Et moy las qui suy tant de foys retourne à pechie. Comme chien quant remengue ce qu’il vomit, et comme une truye dedans la boe, suy tant de foys retourne en mes pechiez que ne me souvient ! quantz hommes qui ne savoient ai ie enseigné à pechier. À ceulx qui ne vouloient en ai ie prié et contrains. Mais tu droiturier et miséricors Seigneur ne mas encore puni. Tu tes teu et as esté pacient iusques ici. Male aventure est por moy. Car finablement tu parleras comme courroucie. Dieu des diex, sire des seigneurs ie cognois bien que tousiours ne te tayras et ce par ta miséricorde tu me deportes iusques au iour du jugement. Lors au moins ! verront tous les saincts et toute autre gent tous mes mauvaiz pechiez. Non tant seulement des œuvres maiz des cogitations pensées. Mon doulz Seigneur ie ne say que ie die, car ie suy présent en tel péril, ma conscience me remort et me traveuille les secrez de mon cuer, avarice me contraint, luxure mien ordist, gloutonnie me deshonneure, yre me perturbe, inconstance mabat, peresse me oppraint, ypocrisie mengeingne. Vecy sires aquielz compaignons iay vescu dès ma iouvente, et ceulz qui iay ame si me dampnent, et ceulz qui iay loe si me font vituperation. Ce sont les amis que iay eus, ce sont les seignours que iay servis. Halas que feray-ie mon roy et mon Dieu tant mal est à moy, ma illumination car iay habité en ténèbres, et se ce nest par ta grant miséricorde ne sera ia trouvé nul iuste, especialment moy, maiz doulz sires ie croy et say que ta doulceur ne tamour sires nest pas passable maiz durable ; tamour nest pas occieuse, ta memoise est plus doulce que miel, ta contemplation est plus savoureuse que viande. Parler de toy est droitte refection, toy cognoistre est parfaite consolation, de toy aprouchier vie pardurabie, de toy esloignier mort eternable, fontainne vive à ceulz qui ont soyf de toy, gloire à ceulz qui te creignent. Ta oudeur suscite les morts, ton regart fait sains les malades. Ta lumiere oste toute obscurité, ta visitation giete hors toute tristece, en toy na nulle tastour ne nulle douleur.

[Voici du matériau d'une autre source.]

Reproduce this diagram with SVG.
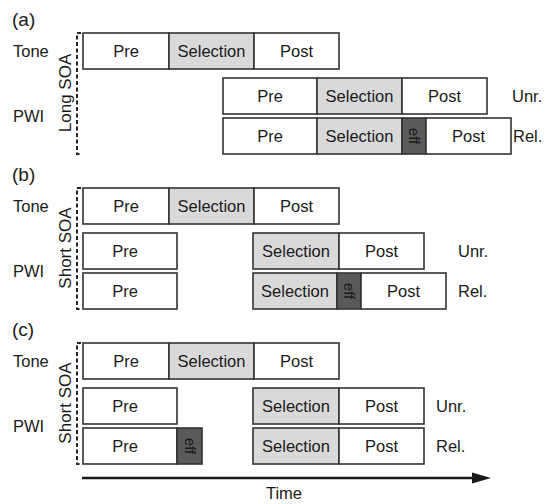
<svg xmlns="http://www.w3.org/2000/svg" width="551" height="504" viewBox="0 0 551 504">
<style>
text{font-family:"Liberation Sans",Arial,sans-serif;font-size:16.5px;fill:#1a1a1a}
.w{fill:#fff;stroke:#333;stroke-width:1.6}
.s{fill:#d9d9d9;stroke:#333;stroke-width:1.6}
.e{fill:#5a5a5a;stroke:#333;stroke-width:1.6}
.c{text-anchor:middle}
.p{font-size:19px}
.r{font-size:17px;text-anchor:middle}
.ef{font-size:15px;text-anchor:middle}
.br{fill:none;stroke:#222;stroke-width:2;stroke-dasharray:4 2.5}
</style>
<rect width="551" height="504" fill="#fff"/>
<!-- Panel a -->
<g id="panel-a">
<text class="p" x="12" y="26">(a)</text>
<text x="13" y="57">Tone</text>
<text x="13" y="122">PWI</text>
<path class="br" d="M81,33 H77 V154 H81"/>
<text class="r" transform="translate(71,93) rotate(-90)">Long SOA</text>
<g id="a-tone">
<rect class="w" x="83" y="33" width="86" height="36"/>
<rect class="s" x="169" y="33" width="85" height="36"/>
<rect class="w" x="254" y="33" width="85" height="36"/>
<text class="c" x="126" y="57">Pre</text>
<text class="c" x="211.5" y="57">Selection</text>
<text class="c" x="296.5" y="57">Post</text>
</g>
<g id="a-unr">
<rect class="w" x="223" y="78" width="94" height="36"/>
<rect class="s" x="317" y="78" width="85" height="36"/>
<rect class="w" x="402" y="78" width="85" height="36"/>
<text class="c" x="270" y="102">Pre</text>
<text class="c" x="359.5" y="102">Selection</text>
<text class="c" x="444.5" y="102">Post</text>
<text x="512" y="102">Unr.</text>
</g>
<g id="a-rel">
<rect class="w" x="223" y="118" width="94" height="36"/>
<rect class="s" x="317" y="118" width="85" height="36"/>
<rect class="e" x="402" y="118" width="24" height="36"/>
<rect class="w" x="426" y="118" width="85" height="36"/>
<text class="c" x="270" y="142">Pre</text>
<text class="c" x="359.5" y="142">Selection</text>
<text class="ef" transform="translate(409,136) rotate(90)">eff</text>
<text class="c" x="468.5" y="142">Post</text>
<text x="513" y="142">Rel.</text>
</g>
</g>
<!-- Panel b -->
<g id="panel-b">
<text class="p" x="12" y="181">(b)</text>
<text x="13" y="212">Tone</text>
<text x="13" y="277">PWI</text>
<path class="br" d="M81,188 H77 V309 H81"/>
<text class="r" transform="translate(71,248) rotate(-90)">Short SOA</text>
<g id="b-tone">
<rect class="w" x="83" y="188" width="86" height="36"/>
<rect class="s" x="169" y="188" width="85" height="36"/>
<rect class="w" x="254" y="188" width="85" height="36"/>
<text class="c" x="126" y="212">Pre</text>
<text class="c" x="211.5" y="212">Selection</text>
<text class="c" x="296.5" y="212">Post</text>
</g>
<g id="b-unr">
<rect class="w" x="83" y="233" width="94" height="36"/>
<rect class="s" x="253" y="233" width="86" height="36"/>
<rect class="w" x="339" y="233" width="85" height="36"/>
<text class="c" x="125" y="257">Pre</text>
<text class="c" x="296" y="257">Selection</text>
<text class="c" x="381.5" y="257">Post</text>
<text x="458" y="257">Unr.</text>
</g>
<g id="b-rel">
<rect class="w" x="83" y="273" width="94" height="36"/>
<rect class="s" x="253" y="273" width="84" height="36"/>
<rect class="e" x="337" y="273" width="24" height="36"/>
<rect class="w" x="361" y="273" width="85" height="36"/>
<text class="c" x="125" y="297">Pre</text>
<text class="c" x="295" y="297">Selection</text>
<text class="ef" transform="translate(344,291) rotate(90)">eff</text>
<text class="c" x="403.5" y="297">Post</text>
<text x="458" y="297">Rel.</text>
</g>
</g>
<!-- Panel c -->
<g id="panel-c">
<text class="p" x="12" y="336">(c)</text>
<text x="13" y="367">Tone</text>
<text x="13" y="432">PWI</text>
<path class="br" d="M81,343 H77 V464 H81"/>
<text class="r" transform="translate(71,403) rotate(-90)">Short SOA</text>
<g id="c-tone">
<rect class="w" x="83" y="343" width="86" height="36"/>
<rect class="s" x="169" y="343" width="85" height="36"/>
<rect class="w" x="254" y="343" width="85" height="36"/>
<text class="c" x="126" y="367">Pre</text>
<text class="c" x="211.5" y="367">Selection</text>
<text class="c" x="296.5" y="367">Post</text>
</g>
<g id="c-unr">
<rect class="w" x="83" y="388" width="94" height="36"/>
<rect class="s" x="253" y="388" width="86" height="36"/>
<rect class="w" x="339" y="388" width="85" height="36"/>
<text class="c" x="125" y="412">Pre</text>
<text class="c" x="296" y="412">Selection</text>
<text class="c" x="381.5" y="412">Post</text>
<text x="436" y="412">Unr.</text>
</g>
<g id="c-rel">
<rect class="w" x="83" y="428" width="94" height="36"/>
<rect class="e" x="177" y="428" width="25" height="36"/>
<rect class="s" x="253" y="428" width="86" height="36"/>
<rect class="w" x="339" y="428" width="85" height="36"/>
<text class="c" x="125" y="452">Pre</text>
<text class="ef" transform="translate(184.5,446) rotate(90)">eff</text>
<text class="c" x="296" y="452">Selection</text>
<text class="c" x="381.5" y="452">Post</text>
<text x="436" y="452">Rel.</text>
</g>
</g>
<g id="connectors">
<line x1="82" y1="478" x2="474" y2="478" stroke="#1a1a1a" stroke-width="2.5"/>
<polygon points="472,472.5 491,478 472,483.5" fill="#1a1a1a"/>
</g>
<text class="c" x="284" y="499">Time</text>
</svg>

Ô glorieux Sires, comme tu es veritable, ô ma doulce vie mon Dieu ie te prie pour toy mesmes quil te plaize que tu me faces en toy estre, et sire mon Dieu ne me veuilles retarder de donner pour ce que tu menseignes de demander, car tu promes à chacun, maiz cilz na riens qui bien ne sert. Ceulz qui sesloignent de toy periront, mais ceulz qui ont espérance en toy ne seront pas confondus, ceulz qui te creignent ont en toy espérance et tu leur aides, et es leur protecteur, et par cremir vient-on en amour, comme Seigneur on te doit craindre, et comme piteux père, amer. Il ne fault riens à ceulx qui te aiement, car tes oyelx sont sur eulx et tes oreilles à leurs prières. Ma miséricorde et mon refuge, mon suscepteur et mon libérateur ainsi que donne sil te plaist ta tremeur qui dedans moy metes tamour, et ainsi met en moy tamour et ta tremour que en moy croisse le tien désirer, et ainsi me faces être participant de ceulx qui te creignent et gardent tes commandemens que par timour de servitude ie merisse avenir a grace damour, par laquelle finablement ie vieigne a ta gloire.